It would hardly occur to anyone in Slovenia today to thank the Pope for his role in creating Slovenian Republic. Of course, first, without America it would never have happened. But the Pope did more than just risk his life in the battle with the Evil Empire. Yes, Gorbachev knew that he had lost the Cold War. He tried to hide it, although it sounds now that he spilled the beans to his buddies in Slovenia (see MAG on QUOTES page ). In my 1989 book "The Party is Over" I wrote: "Gorbachev said at Stanford University that it is not important to debate who won the Cold War. I agree.... What is important is that the winner is the ideology which in practice respects individual human rights. The loser is the ideology which puts the rights of the state above the individual. " American citizens and President Ronald Reagan, who led the final charge are to be thanked, and not some two-bit politicians who simply picked up the fruit which fell down the tree. Slovenians should know that most Americans had a lot more to do to create independent Slovenia than all the former Slovenian communists put together.
Borut Prah was born in Kranj, Slovenia as a subject of the Yugoslavian king to parents who were born as subjects of Kaiser Franz Josef to parents whose grandparents were subjects of Napoleon Bonaparte. In spite of such turbulent family history, the future turned out worse than the past.

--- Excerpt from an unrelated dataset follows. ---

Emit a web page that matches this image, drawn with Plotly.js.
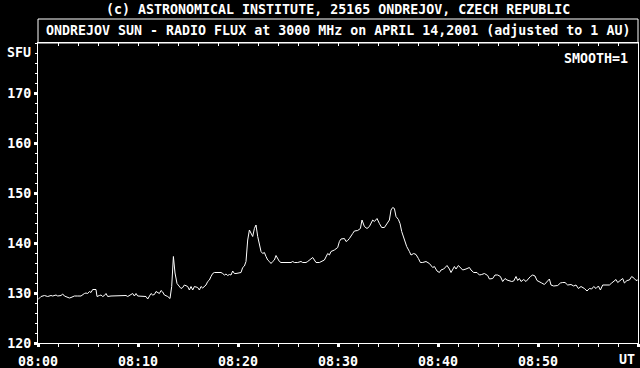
<!DOCTYPE html>
<html>
<head>
<meta charset="utf-8">
<script src="https://cdn.plot.ly/plotly-3.0.1.min.js"></script>
<style>
html,body{margin:0;padding:0;background:#000;}
#chart{width:640px;height:368px;}
</style>
</head>
<body>
<div id="chart"></div>
<script>
// time in minutes after 08:00 UT
const minutes = [
0,0.3,0.64,0.97,1.3,1.47,1.8,1.97,2.3,2.47,2.64,2.97,3.14,3.3,3.64,3.97,4.3,4.64,4.8,4.97,
5.14,5.3,5.47,5.8,5.9,6.14,6.3,6.47,6.64,6.8,6.97,7.3,7.64,8.0,8.3,8.64,8.8,8.97,9.3,9.47,
9.64,9.8,9.97,10.3,10.64,10.8,10.97,11.14,11.3,11.47,11.64,11.8,11.97,12.14,12.3,12.47,12.64,12.97,13.2,13.37,
13.54,13.7,13.9,14.14,14.3,14.47,14.64,
14.97,15.14,15.3,15.47,15.64,15.97,16.14,16.3,16.47,16.64,16.8,16.97,17.14,17.3,17.47,17.64,17.97,18.3,18.47,18.64,
18.8,18.97,19.14,19.3,19.47,19.64,19.8,20.14,20.3,20.47,20.64,20.8,20.97,21.14,21.3,21.47,21.64,21.8,21.97,22.14,
22.3,22.47,22.64,22.8,22.97,23.14,23.3,23.47,23.64,23.8,23.97,24.14,24.3,24.64,24.97,25.3,25.47,25.64,25.97,26.3,
26.47,26.8,26.97,27.3,27.47,27.64,27.8,28.14,28.3,28.64,28.97,29.14,29.3,29.64,
29.97,30.14,30.3,30.64,30.8,30.97,31.14,31.3,31.47,31.64,31.97,32.24,32.4,32.64,32.9,33.14,33.3,33.47,33.64,33.9,
34.14,34.37,34.64,34.9,35.14,35.3,35.47,35.64,35.8,36.04,36.2,36.37,36.54,36.7,36.87,37.14,37.3,37.57,37.8,38.04,
38.24,38.47,38.8,39.14,39.3,39.47,39.64,39.9,40.14,40.3,40.57,40.7,40.9,41.14,41.3,41.64,41.8,42.04,42.24,42.47,
42.8,43.14,43.3,43.57,43.9,44.14,44.37,44.64,
44.97,45.14,45.47,45.7,45.97,46.24,46.47,46.7,46.9,47.14,47.37,47.57,47.8,47.97,48.14,48.3,48.57,48.8,48.97,49.24,
49.47,49.7,49.9,50.14,50.37,50.64,50.8,50.97,51.14,51.3,51.57,51.97,52.24,52.47,52.7,52.97,53.3,53.57,53.8,54.04,
54.3,54.64,54.9,55.14,55.37,55.57,55.8,56.04,56.24,56.47,56.8,57.14,57.37,57.57,57.8,57.97,58.14,58.3,58.47,58.64,
58.9,59.14,59.37,59.64,59.8,59.97
];
// radio flux in SFU
const flux = [
128.7,129.3,129.5,129.3,129.5,129.4,129.6,129.4,129.5,129.8,129.4,129.1,129.0,129.1,129.4,129.4,129.4,129.9,130.0,129.9,
130.3,130.1,130.7,130.7,129.3,129.5,129.6,129.3,129.5,129.9,129.3,129.4,129.4,129.4,129.4,129.4,129.5,129.3,129.6,129.9,
129.4,129.9,129.4,129.4,129.4,129.3,128.8,129.4,129.9,129.6,129.7,130.3,130.0,129.9,130.5,130.2,129.6,129.3,128.9,131.3,
137.3,134.0,131.9,131.3,130.9,131.1,131.6,
131.3,130.6,131.3,130.6,131.3,131.1,130.6,131.3,131.0,131.4,131.6,132.3,132.6,133.3,133.9,134.1,134.1,134.1,133.9,133.6,
133.8,133.5,133.7,133.6,134.4,133.9,133.9,134.1,134.1,135.1,135.4,136.3,140.6,142.6,141.9,141.3,142.9,143.6,141.3,139.3,
138.3,137.9,138.1,137.3,136.6,136.3,135.9,136.3,136.6,137.5,136.9,136.3,136.1,136.1,136.1,136.1,136.3,136.1,136.1,136.3,
136.1,136.1,136.3,136.9,137.1,136.6,136.1,136.1,136.3,136.6,137.9,137.6,138.3,138.6,
139.1,140.3,140.8,140.9,140.3,140.5,140.9,141.3,141.9,142.4,142.5,142.9,144.6,143.3,142.9,143.3,143.9,144.6,144.3,144.9,
143.9,143.1,143.1,143.9,144.6,146.6,147.1,146.9,145.3,144.7,143.9,142.3,141.3,140.3,139.3,138.3,137.6,137.9,137.7,136.9,
136.1,136.1,136.3,135.9,135.6,135.1,135.3,134.4,134.1,134.6,134.8,135.1,135.5,134.8,134.1,135.3,134.8,135.5,135.1,134.6,
134.8,135.1,134.6,134.1,134.1,133.6,133.7,133.9,
133.5,132.8,132.9,133.6,133.6,133.3,132.3,132.9,132.6,132.5,132.3,132.4,133.3,132.5,132.9,132.3,132.7,132.3,132.7,133.3,
133.6,133.4,132.5,132.3,132.0,131.7,132.1,132.6,132.8,131.6,131.4,131.5,132.0,132.1,132.1,131.6,131.7,131.4,131.6,130.9,
131.3,130.9,130.4,130.9,130.8,131.3,130.9,131.4,130.6,131.6,131.6,131.6,132.0,132.3,132.7,132.1,132.4,132.6,132.9,132.0,
132.5,132.6,133.3,132.9,132.5,132.6
];
const tickMinutes = [0,10,20,30,40,50,60];
const tickLabels = ["08:00","08:10","08:20","08:30","08:40","08:50",""];
const yTicks = [120,130,140,150,160,170];

const mainTitle = "(c) ASTRONOMICAL INSTITUTE, 25165 ONDREJOV, CZECH REPUBLIC";
const plotTitle = "ONDREJOV SUN - RADIO FLUX at 3000 MHz on APRIL 14,2001 (adjusted to 1 AU)";

const FONT = {family:"DejaVu Sans Mono", size:13.3, color:"#fff", weight:"bold"};

const traces = [
  {x: minutes, y: flux, type:"scatter", mode:"lines", line:{color:"#fff", width:1}, hoverinfo:"skip"},
  {x: [0,60], y:[120,120], xaxis:"x2", type:"scatter", mode:"lines", line:{color:"rgba(0,0,0,0)", width:0}, hoverinfo:"skip"}
];

const layout = {
  width:640, height:368,
  paper_bgcolor:"#000", plot_bgcolor:"#000",
  margin:{l:38, r:2, t:43, b:25, pad:0},
  showlegend:false,
  font: FONT,
  xaxis:{
    range:[0,60], tickvals: tickMinutes, ticktext: tickLabels,
    showgrid:false, zeroline:false,
    showline:true, linecolor:"#fff", linewidth:1, mirror:true,
    ticks:"outside", ticklen:3, tickwidth:3, tickcolor:"#fff",
    ticklabelstandoff:3,
    minor:{dtick:2, ticks:"outside", ticklen:3, tickwidth:1, tickcolor:"#fff", showgrid:false},
    tickfont: FONT, fixedrange:true
  },
  xaxis2:{
    range:[0,60], overlaying:"x", side:"top", dtick:2, tick0:0,
    ticks:"inside", ticklen:3, tickwidth:1, tickcolor:"#fff",
    showticklabels:false, showgrid:false, zeroline:false, showline:false
  },
  yaxis:{
    range:[120,180], tickvals: yTicks,
    showgrid:false, zeroline:false,
    showline:true, linecolor:"#fff", linewidth:1, mirror:true,
    ticks:"outside", ticklen:3, tickwidth:3, tickcolor:"#fff",
    minor:{dtick:2, ticks:"outside", ticklen:2, tickwidth:1, tickcolor:"#fff", showgrid:false},
    tickfont: FONT, fixedrange:true
  },
  shapes:[
    {type:"rect", xref:"paper", yref:"paper", x0:0, x1:1, y0:1, y1:1.08,
     line:{color:"#fff", width:1}, fillcolor:"rgba(0,0,0,0)"}
  ],
  annotations:[
    {text: mainTitle, xref:"paper", yref:"paper", x:0.5, y:1.1133, xanchor:"center", yanchor:"middle", showarrow:false, font:FONT},
    {text: plotTitle, xref:"paper", yref:"paper", x:0.5, y:1.04, xanchor:"center", yanchor:"middle", showarrow:false, font:FONT},
    {text: "SMOOTH=1", xref:"paper", yref:"paper", x:0.9867, y:0.95, xanchor:"right", yanchor:"middle", showarrow:false, font:FONT},
    {text: "SFU", xref:"paper", yref:"paper", x:-0.0083, y:0.967, xanchor:"right", yanchor:"middle", showarrow:false, font:FONT},
    {text: "UT", xref:"paper", yref:"paper", x:0.9983, y:-0.055, xanchor:"right", yanchor:"middle", showarrow:false, font:FONT}
  ]
};

Plotly.newPlot("chart", traces, layout, {staticPlot:true, displayModeBar:false});
</script>
</body>
</html>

He started school under Mussolini. For two years he was taught how to pray to the pictures of the Italian king - until these were replaced by pictures of Hitler. Fortunately these did not last long. Stalin sent troops to help Tito's Communists replace "Heil Hitlers" with slogans to Marx, Engels, Stalin and even Albanian premier Enver Hoxha. In such circumstances it made no sense to study the perverted communist business or law. He decided on electrical engineering, a subject which he assumed even Marxists could not subvert. As he explains in his book The Party Is Over, it was a wrong assumption.
He left Yugoslavia to study in France and Australia and in 1963 joined IBM in San Francisco. In 1987 he retired from IBM to write the book on the accomplishments of Communism. It was an easy task.
In 1990, he founded Macrosolutions, Inc., an Oakland, California software development company for interactive consumer systems and participated in venture capitalism. He retired in 2001 to have more time for projects such as The Party Is Over and to prevent the neo-marxists to do more damage to the United States of America.